GIVEN REQUEST —
Copy each line of the data below exactly, leaving out pictures.

SUPPLIED DATA —
%%

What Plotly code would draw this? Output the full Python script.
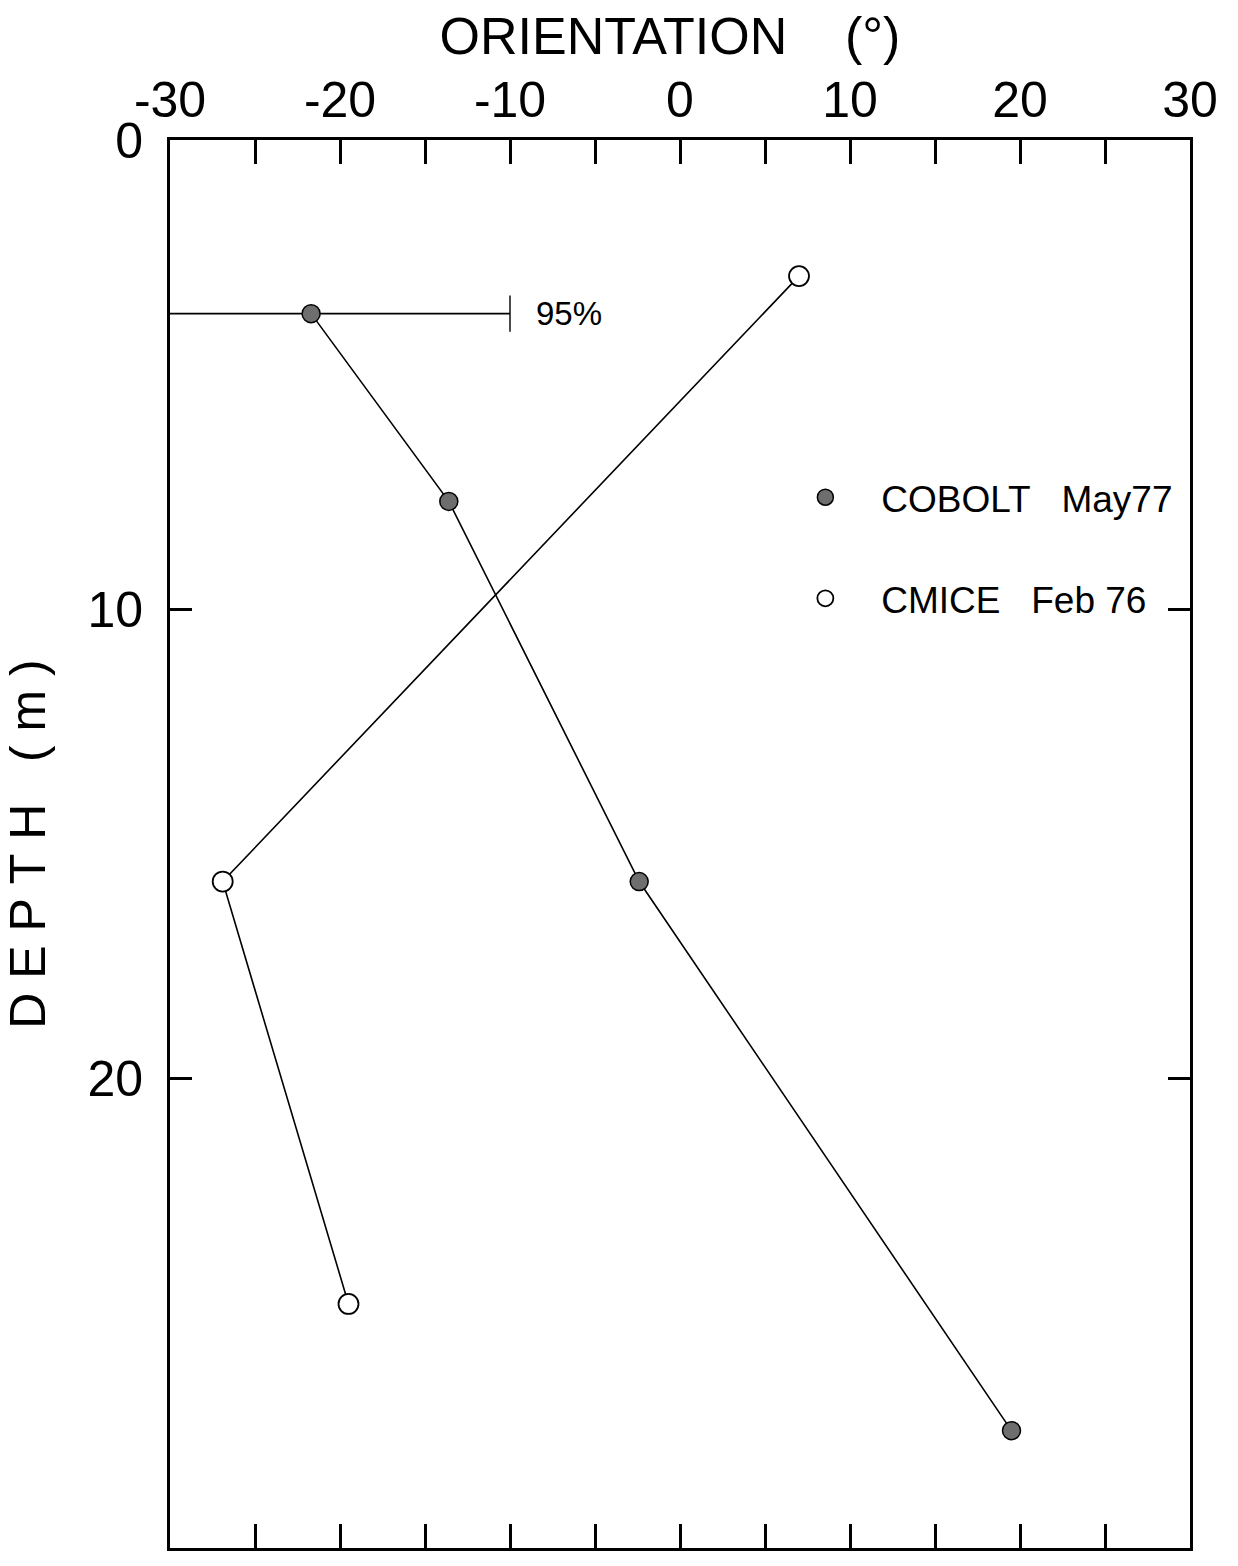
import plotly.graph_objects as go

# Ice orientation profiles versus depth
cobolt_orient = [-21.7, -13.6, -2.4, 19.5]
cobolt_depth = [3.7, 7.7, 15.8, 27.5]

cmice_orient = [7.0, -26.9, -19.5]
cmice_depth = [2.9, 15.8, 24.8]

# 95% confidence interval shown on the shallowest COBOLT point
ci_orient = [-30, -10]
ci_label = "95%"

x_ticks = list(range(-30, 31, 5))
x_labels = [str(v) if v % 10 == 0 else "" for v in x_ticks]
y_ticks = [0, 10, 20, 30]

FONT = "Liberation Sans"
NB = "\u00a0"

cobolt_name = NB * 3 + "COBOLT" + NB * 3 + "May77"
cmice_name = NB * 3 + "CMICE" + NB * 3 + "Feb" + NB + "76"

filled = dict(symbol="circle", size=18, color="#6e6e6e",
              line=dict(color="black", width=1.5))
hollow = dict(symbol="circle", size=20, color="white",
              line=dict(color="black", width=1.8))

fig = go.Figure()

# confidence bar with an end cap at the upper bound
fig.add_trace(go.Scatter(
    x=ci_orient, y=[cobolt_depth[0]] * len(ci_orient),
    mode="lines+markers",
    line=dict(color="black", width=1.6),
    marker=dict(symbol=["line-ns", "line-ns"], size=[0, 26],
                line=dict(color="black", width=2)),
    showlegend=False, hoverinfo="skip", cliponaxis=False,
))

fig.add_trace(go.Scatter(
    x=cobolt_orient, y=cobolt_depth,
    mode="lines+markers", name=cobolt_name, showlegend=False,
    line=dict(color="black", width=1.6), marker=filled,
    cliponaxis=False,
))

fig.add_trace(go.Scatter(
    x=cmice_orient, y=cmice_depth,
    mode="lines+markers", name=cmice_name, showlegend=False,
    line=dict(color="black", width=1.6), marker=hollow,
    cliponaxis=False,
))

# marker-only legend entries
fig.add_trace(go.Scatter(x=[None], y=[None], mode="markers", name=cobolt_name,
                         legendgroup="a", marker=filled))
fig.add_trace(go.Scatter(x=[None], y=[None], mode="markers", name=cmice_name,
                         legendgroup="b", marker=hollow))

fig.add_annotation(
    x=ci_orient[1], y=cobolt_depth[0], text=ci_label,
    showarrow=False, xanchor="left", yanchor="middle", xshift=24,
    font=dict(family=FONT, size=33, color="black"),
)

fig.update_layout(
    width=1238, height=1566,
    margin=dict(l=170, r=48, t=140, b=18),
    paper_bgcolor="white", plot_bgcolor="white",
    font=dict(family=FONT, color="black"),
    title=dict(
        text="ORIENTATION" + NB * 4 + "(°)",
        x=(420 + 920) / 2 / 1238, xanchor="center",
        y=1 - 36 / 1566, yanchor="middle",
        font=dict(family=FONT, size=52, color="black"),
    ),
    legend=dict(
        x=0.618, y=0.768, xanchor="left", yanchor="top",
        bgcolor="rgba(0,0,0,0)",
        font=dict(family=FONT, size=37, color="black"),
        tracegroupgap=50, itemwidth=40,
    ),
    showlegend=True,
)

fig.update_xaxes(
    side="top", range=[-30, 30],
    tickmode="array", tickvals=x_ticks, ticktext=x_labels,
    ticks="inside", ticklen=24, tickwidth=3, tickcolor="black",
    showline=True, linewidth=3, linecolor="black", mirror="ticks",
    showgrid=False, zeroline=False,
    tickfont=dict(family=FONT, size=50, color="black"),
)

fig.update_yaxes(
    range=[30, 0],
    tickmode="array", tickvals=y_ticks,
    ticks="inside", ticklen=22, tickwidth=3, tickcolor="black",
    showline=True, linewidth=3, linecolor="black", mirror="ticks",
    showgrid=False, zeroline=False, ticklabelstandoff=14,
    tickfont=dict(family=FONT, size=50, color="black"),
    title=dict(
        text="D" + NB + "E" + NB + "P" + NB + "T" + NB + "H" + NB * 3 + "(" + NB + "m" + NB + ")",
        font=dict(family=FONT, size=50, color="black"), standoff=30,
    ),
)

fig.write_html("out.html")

%%

RESPONSE TO THE TASK —
What Plotly code would draw this? Output the full Python script.
import plotly.graph_objects as go

# Ice orientation profiles versus depth
cobolt_orient = [-21.7, -13.6, -2.4, 19.5]
cobolt_depth = [3.7, 7.7, 15.8, 27.5]

cmice_orient = [7.0, -26.9, -19.5]
cmice_depth = [2.9, 15.8, 24.8]

# 95% confidence interval shown on the shallowest COBOLT point
ci_orient = [-30, -10]
ci_label = "95%"

x_ticks = list(range(-30, 31, 5))
x_labels = [str(v) if v % 10 == 0 else "" for v in x_ticks]
y_ticks = [0, 10, 20, 30]

FONT = "Liberation Sans"
NB = "\u00a0"

cobolt_name = NB * 3 + "COBOLT" + NB * 3 + "May77"
cmice_name = NB * 3 + "CMICE" + NB * 3 + "Feb" + NB + "76"

filled = dict(symbol="circle", size=18, color="#6e6e6e",
              line=dict(color="black", width=1.5))
hollow = dict(symbol="circle", size=20, color="white",
              line=dict(color="black", width=1.8))

fig = go.Figure()

# confidence bar with an end cap at the upper bound
fig.add_trace(go.Scatter(
    x=ci_orient, y=[cobolt_depth[0]] * len(ci_orient),
    mode="lines+markers",
    line=dict(color="black", width=1.6),
    marker=dict(symbol=["line-ns", "line-ns"], size=[0, 26],
                line=dict(color="black", width=2)),
    showlegend=False, hoverinfo="skip", cliponaxis=False,
))

fig.add_trace(go.Scatter(
    x=cobolt_orient, y=cobolt_depth,
    mode="lines+markers", name=cobolt_name, showlegend=False,
    line=dict(color="black", width=1.6), marker=filled,
    cliponaxis=False,
))

fig.add_trace(go.Scatter(
    x=cmice_orient, y=cmice_depth,
    mode="lines+markers", name=cmice_name, showlegend=False,
    line=dict(color="black", width=1.6), marker=hollow,
    cliponaxis=False,
))

# marker-only legend entries
fig.add_trace(go.Scatter(x=[None], y=[None], mode="markers", name=cobolt_name,
                         legendgroup="a", marker=filled))
fig.add_trace(go.Scatter(x=[None], y=[None], mode="markers", name=cmice_name,
                         legendgroup="b", marker=hollow))

fig.add_annotation(
    x=ci_orient[1], y=cobolt_depth[0], text=ci_label,
    showarrow=False, xanchor="left", yanchor="middle", xshift=24,
    font=dict(family=FONT, size=33, color="black"),
)

fig.update_layout(
    width=1238, height=1566,
    margin=dict(l=170, r=48, t=140, b=18),
    paper_bgcolor="white", plot_bgcolor="white",
    font=dict(family=FONT, color="black"),
    title=dict(
        text="ORIENTATION" + NB * 4 + "(°)",
        x=(420 + 920) / 2 / 1238, xanchor="center",
        y=1 - 36 / 1566, yanchor="middle",
        font=dict(family=FONT, size=52, color="black"),
    ),
    legend=dict(
        x=0.618, y=0.768, xanchor="left", yanchor="top",
        bgcolor="rgba(0,0,0,0)",
        font=dict(family=FONT, size=37, color="black"),
        tracegroupgap=50, itemwidth=40,
    ),
    showlegend=True,
)

fig.update_xaxes(
    side="top", range=[-30, 30],
    tickmode="array", tickvals=x_ticks, ticktext=x_labels,
    ticks="inside", ticklen=24, tickwidth=3, tickcolor="black",
    showline=True, linewidth=3, linecolor="black", mirror="ticks",
    showgrid=False, zeroline=False,
    tickfont=dict(family=FONT, size=50, color="black"),
)

fig.update_yaxes(
    range=[30, 0],
    tickmode="array", tickvals=y_ticks,
    ticks="inside", ticklen=22, tickwidth=3, tickcolor="black",
    showline=True, linewidth=3, linecolor="black", mirror="ticks",
    showgrid=False, zeroline=False, ticklabelstandoff=14,
    tickfont=dict(family=FONT, size=50, color="black"),
    title=dict(
        text="D" + NB + "E" + NB + "P" + NB + "T" + NB + "H" + NB * 3 + "(" + NB + "m" + NB + ")",
        font=dict(family=FONT, size=50, color="black"), standoff=30,
    ),
)

fig.write_html("out.html")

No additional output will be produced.